Again, with this second high-level endorsement, Stan said no. He valued his independence and felt reluctant to allow his wearable art to be sold on a third party’s platform, even if that platform was one any sports apparel designer would aspire to sell on. It was in that context that Stan found himself watching the Anaheim Angels host the Oakland A’s at Angel Stadium. Stan wore one of his custom hats, which earned him the pre-game attention of pitcher Frankie Montas, who invited Stan to the A’s dugout. While there, Stan took advantage of the opportunity to step onto the field and see the stadium from a player’s perspective. He looked at the sea of fans—thousands of people that love their team enough to spend substantial time and money to support them in person. For the first time, he grasped the scope of the opportunity New Era was offering.
“I’ll never forget; I walked out on the field and looked all around. I did a full spin and said, ‘Wow, look at all these baseball fans. If I could make something for them—the legit, proper way with the license of all the baseball teams—I could be bigger than what I thought I’d be,’” Stan recounts. “That’s when I said, ‘I need this.’”
Given the design that started it all, it’s fitting this epiphany occurred at Angel Stadium.
Today, Stan is doing more than surviving in Utah. His work is thriving, and he wants to spread the word.

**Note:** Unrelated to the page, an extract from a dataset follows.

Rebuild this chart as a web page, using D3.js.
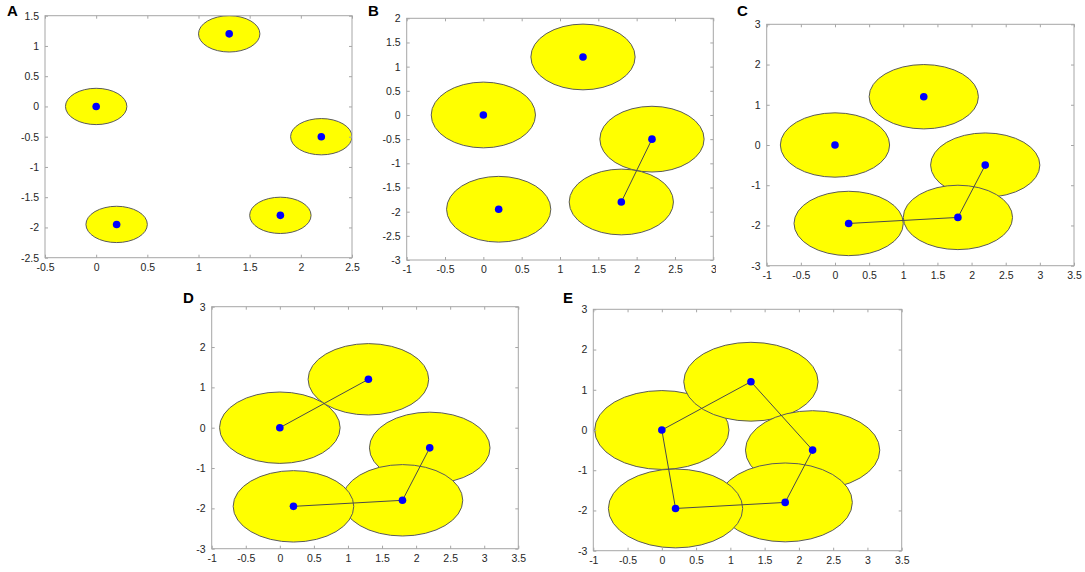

“In Utah, people love to see how the community adopted me,” Stan says. “That’s important because, for me, it’s not just about selling my clothes. That was my goal originally, but now it’s bigger than that. I want to be the face that changes the way people see Utah. The people who think we’re not diverse and you only see white people here—I want them to see that there’s opportunity to grow here.”